As it was a big challenge for me, it was also a big challenge for Fatma’s parents. Suddenly a stranger stepped into their lives and took the hand of their child. We crossed class borders something that is very unusual in Egypt. Since the day I moved here, I have experienced many rich people making fun of the poor and the farmers, some even treating them like animals. I found out about the common understanding amongst many rich people of prohibiting their own children from playing with those belonging to a lower class. Unfortunately, there are not a lot of places where children from different backgrounds can mingle.
I think, you can develop the world when you open up your hearts.
“Be aware of the fact that some people in our street might laugh when they see you walking with Fatma and Heba”, my husband told me. “They do not understand why you take care of them. For some people Fatma and Heba are just dirty children and these people might think you are totally insane”, he continued. I knew how proud he was deep inside himself that his children were playing with Fatma and Heba. Like me, he hates the division of classes. I think Immanuel Kant and Karl Marx were right when they said that the key to peace is the growth of some form of solidarity between people or classes of people. I think, you can develop the world when you open up your hearts.
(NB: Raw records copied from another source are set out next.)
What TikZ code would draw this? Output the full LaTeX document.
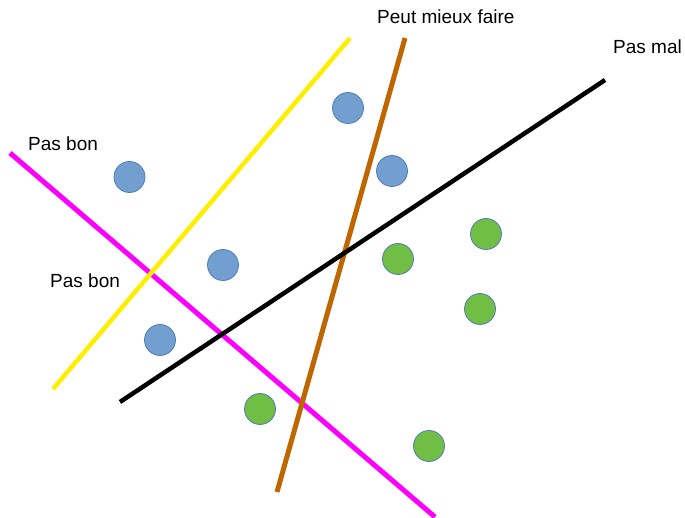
\documentclass[tikz,border=0pt]{standalone}
\usepackage{fontspec}
\setmainfont{Liberation Sans}
\definecolor{bluefill}{RGB}{114,159,207}
\definecolor{blueedge}{RGB}{80,126,186}
\definecolor{greenfill}{RGB}{112,190,68}
\definecolor{magentaline}{RGB}{255,0,255}
\definecolor{yellowline}{RGB}{255,238,0}
\definecolor{brownline}{RGB}{191,102,0}
\begin{document}
\begin{tikzpicture}[x=1pt,y=-1pt,
  pt/.style={circle,minimum size=31pt,inner sep=0pt,draw=blueedge,line width=0.8pt},
  bluept/.style={pt,fill=bluefill},
  greenpt/.style={pt,fill=greenfill},
  sep/.style={line width=5pt},
  lbl/.style={font=\fontsize{19}{22}\selectfont,anchor=west,inner sep=0pt}]
\useasboundingbox (0,0) rectangle (685,518);
% separating lines
\coordinate (m1) at (10,153);
\coordinate (m2) at (435,517);
\coordinate (y1) at (350,38);
\coordinate (y2) at (53,389);
\coordinate (b1) at (405,38);
\coordinate (b2) at (277,492);
\coordinate (k1) at (605,80);
\coordinate (k2) at (120,402);
\draw[sep,magentaline] (m1) -- (m2);
\draw[sep,yellowline,line width=4.5pt] (y1) -- (y2);
\draw[sep,brownline] (b1) -- (b2);
\draw[sep,black,line width=4.5pt] (k1) -- (k2);
% points
\node[bluept] (p1) at (348,108) {};
\node[bluept] (p2) at (129.5,177) {};
\node[bluept] (p3) at (392,171) {};
\node[bluept] (p4) at (223,265) {};
\node[bluept] (p5) at (160,340) {};
\node[greenpt] (g1) at (486,234) {};
\node[greenpt] (g2) at (398,259) {};
\node[greenpt] (g3) at (480,309) {};
\node[greenpt] (g4) at (260,409) {};
\node[greenpt] (g5) at (429,446) {};
% labels
\node[lbl] (t1) at (377,17) {Peut mieux faire};
\node[lbl] (t2) at (613,47) {Pas mal};
\node[lbl] (t3) at (28,144) {Pas bon};
\node[lbl] (t4) at (50,281) {Pas bon};
\end{tikzpicture}
\end{document}
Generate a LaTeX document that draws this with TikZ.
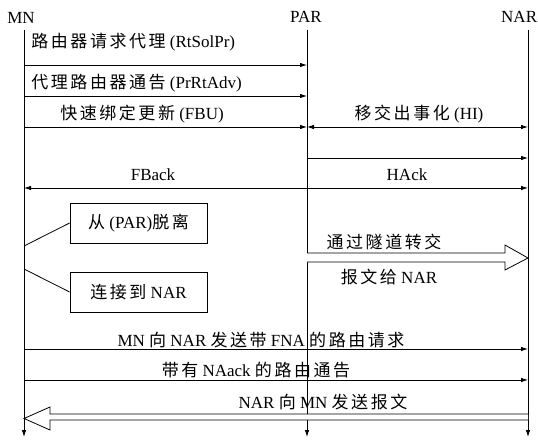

After two years of solidarity and friendship, Fatma and her family left the house. Heartbroken we had to say goodbye to them. They moved from Cairo to the Upper Egyptian city of Aswan. Back to their family. Fatma and Heba are going to school there. After the pain of loss, there is silence around us. Nobody can predict their future. But one thing I am totally convinced of: Fatma and her family will always stay as beautiful and warm-hearted as they are and their story might raise awareness in Egyptian society. Perhaps it will influence people’s way of thinking concerning class divisions and encourage more inclusion in the future.